So, I've tried for over an hour to figure some way for these 2 problems to make sense to me and I haven't gotten anywhere except halfway through a jar of Nutella crying over how much I suck at this (and I'm minoring in math). Can someone please help? Maybe work out the 1st one completely & show all steps then I'll try the other one on my own based on what your example shows? I don't know. I just can't focus any longer.
1. Let f(x) = sin(x).
(a) Sketch the graph of f over the interval x ∈ [−π/2,π/2]. Use a 1-1 scale (1 unit in the
horizontal is as long as 1 unit in the vertical).
(b) Estimate the slope of the line tangent to the graph at x0 = 0 as follows.

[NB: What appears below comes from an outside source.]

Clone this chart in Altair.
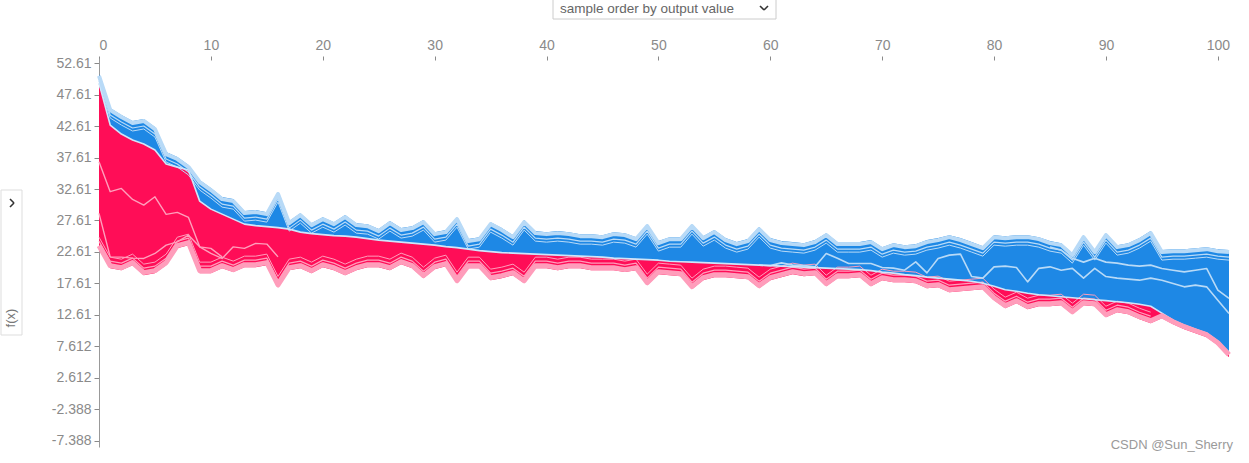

Make a table whose first row contains a set of values of h (of your choice) approaching zero, and whose second row contains the slopes of the secant lines through (x0,f(x0)) and (x0 + h,f(x0 + h)). Then state the estimated limiting tangent slope.
(c) Find the equation for the tangent line to the graph of f at x = x0. Add a sketch of the tangent line and one sample secant line for one value of h in your figure in (a).
2. Let f(x) = x3/2.
(a) Sketch the graph of f over the interval x ∈ [0, 2]. Use a 1-1 scale.
(b) Estimate the slope of the line tangent to the graph at c = 1 as follows. Make a table whose first row contains a set of special values of x (of your choice) approaching c, and whose second row contains the slopes of the secant lines through (c,f(c)) and (x,f(x)). Then state the estimated limiting tangent slope.
(c) Find the equation for the tangent line to the graph of f at x = c. Add a sketch of the tangent line and one sample secant line for one special values of x in your figure in (a).